### [WHAT TO DO]
From the entries below, copy exactly the lines from the one that contains "Emit a Python" through the one that contains "fig = go.Figure()", both included, and only those.

Entries with chart source code
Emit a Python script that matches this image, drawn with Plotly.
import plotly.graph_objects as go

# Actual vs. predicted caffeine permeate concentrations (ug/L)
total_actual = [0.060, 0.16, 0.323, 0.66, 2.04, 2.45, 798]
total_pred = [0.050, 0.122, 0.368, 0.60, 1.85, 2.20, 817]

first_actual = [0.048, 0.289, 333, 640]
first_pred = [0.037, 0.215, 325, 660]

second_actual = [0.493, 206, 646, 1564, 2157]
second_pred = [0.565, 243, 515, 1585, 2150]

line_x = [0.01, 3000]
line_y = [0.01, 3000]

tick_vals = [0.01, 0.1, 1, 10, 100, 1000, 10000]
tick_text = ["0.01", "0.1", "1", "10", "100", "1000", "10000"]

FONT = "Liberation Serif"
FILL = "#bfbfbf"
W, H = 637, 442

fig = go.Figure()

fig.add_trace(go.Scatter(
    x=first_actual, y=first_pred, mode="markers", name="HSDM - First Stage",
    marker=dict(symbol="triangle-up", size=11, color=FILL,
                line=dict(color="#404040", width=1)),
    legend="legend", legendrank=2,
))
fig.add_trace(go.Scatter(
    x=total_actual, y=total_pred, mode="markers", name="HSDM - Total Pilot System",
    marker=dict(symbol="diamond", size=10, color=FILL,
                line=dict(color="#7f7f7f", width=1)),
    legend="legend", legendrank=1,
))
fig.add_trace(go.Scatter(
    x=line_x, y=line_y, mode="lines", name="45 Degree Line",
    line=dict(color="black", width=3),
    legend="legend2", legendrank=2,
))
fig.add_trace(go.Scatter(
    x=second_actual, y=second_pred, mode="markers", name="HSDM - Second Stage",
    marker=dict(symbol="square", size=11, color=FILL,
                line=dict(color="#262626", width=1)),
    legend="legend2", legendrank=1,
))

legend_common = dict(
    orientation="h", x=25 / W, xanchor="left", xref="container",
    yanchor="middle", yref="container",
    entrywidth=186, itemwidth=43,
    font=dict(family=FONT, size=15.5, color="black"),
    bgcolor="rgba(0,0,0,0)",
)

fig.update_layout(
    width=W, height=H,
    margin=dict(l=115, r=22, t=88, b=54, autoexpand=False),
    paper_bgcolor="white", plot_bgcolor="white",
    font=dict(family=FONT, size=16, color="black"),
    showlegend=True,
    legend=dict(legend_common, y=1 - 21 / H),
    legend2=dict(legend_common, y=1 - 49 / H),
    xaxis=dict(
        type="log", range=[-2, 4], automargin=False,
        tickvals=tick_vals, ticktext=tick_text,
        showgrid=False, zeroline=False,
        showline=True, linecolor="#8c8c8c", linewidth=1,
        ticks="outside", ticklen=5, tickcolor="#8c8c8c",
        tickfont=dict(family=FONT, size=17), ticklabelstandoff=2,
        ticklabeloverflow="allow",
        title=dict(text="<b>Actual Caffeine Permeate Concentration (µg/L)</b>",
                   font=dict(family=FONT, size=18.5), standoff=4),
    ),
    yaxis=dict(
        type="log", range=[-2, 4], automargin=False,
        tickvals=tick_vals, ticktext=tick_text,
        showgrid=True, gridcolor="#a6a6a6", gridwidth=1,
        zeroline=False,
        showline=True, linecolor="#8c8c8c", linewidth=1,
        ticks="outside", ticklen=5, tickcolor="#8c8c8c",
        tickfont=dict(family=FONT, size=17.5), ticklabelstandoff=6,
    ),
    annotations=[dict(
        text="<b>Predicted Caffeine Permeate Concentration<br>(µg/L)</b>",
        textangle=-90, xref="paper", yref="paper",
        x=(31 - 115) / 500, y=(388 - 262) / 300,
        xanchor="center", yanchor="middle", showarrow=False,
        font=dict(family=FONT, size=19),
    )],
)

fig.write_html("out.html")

...

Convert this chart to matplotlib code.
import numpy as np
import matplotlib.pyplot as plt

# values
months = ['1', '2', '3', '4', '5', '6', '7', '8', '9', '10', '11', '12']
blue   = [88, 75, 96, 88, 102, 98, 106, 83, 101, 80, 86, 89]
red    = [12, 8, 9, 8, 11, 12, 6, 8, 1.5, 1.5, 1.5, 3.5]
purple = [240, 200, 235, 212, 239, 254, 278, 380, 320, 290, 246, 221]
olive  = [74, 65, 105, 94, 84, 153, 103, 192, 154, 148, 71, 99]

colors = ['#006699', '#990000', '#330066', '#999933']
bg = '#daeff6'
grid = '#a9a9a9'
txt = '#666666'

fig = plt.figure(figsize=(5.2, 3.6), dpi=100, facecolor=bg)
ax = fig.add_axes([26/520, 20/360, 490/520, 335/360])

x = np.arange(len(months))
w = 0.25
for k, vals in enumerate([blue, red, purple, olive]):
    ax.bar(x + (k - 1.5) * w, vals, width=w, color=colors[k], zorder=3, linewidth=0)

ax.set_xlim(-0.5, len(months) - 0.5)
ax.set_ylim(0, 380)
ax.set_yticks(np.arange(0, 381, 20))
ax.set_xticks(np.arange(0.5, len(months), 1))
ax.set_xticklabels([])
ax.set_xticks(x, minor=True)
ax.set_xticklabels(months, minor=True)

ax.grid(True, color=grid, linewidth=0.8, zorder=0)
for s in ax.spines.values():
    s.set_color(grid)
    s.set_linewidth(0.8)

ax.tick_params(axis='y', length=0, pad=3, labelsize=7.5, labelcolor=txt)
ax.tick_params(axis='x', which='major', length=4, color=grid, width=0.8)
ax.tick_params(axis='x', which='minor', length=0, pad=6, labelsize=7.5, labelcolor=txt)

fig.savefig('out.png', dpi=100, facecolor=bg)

### [WRITTEN RESPONSE]
Emit a Python script that matches this image, drawn with Plotly.
import plotly.graph_objects as go

# Actual vs. predicted caffeine permeate concentrations (ug/L)
total_actual = [0.060, 0.16, 0.323, 0.66, 2.04, 2.45, 798]
total_pred = [0.050, 0.122, 0.368, 0.60, 1.85, 2.20, 817]

first_actual = [0.048, 0.289, 333, 640]
first_pred = [0.037, 0.215, 325, 660]

second_actual = [0.493, 206, 646, 1564, 2157]
second_pred = [0.565, 243, 515, 1585, 2150]

line_x = [0.01, 3000]
line_y = [0.01, 3000]

tick_vals = [0.01, 0.1, 1, 10, 100, 1000, 10000]
tick_text = ["0.01", "0.1", "1", "10", "100", "1000", "10000"]

FONT = "Liberation Serif"
FILL = "#bfbfbf"
W, H = 637, 442

fig = go.Figure()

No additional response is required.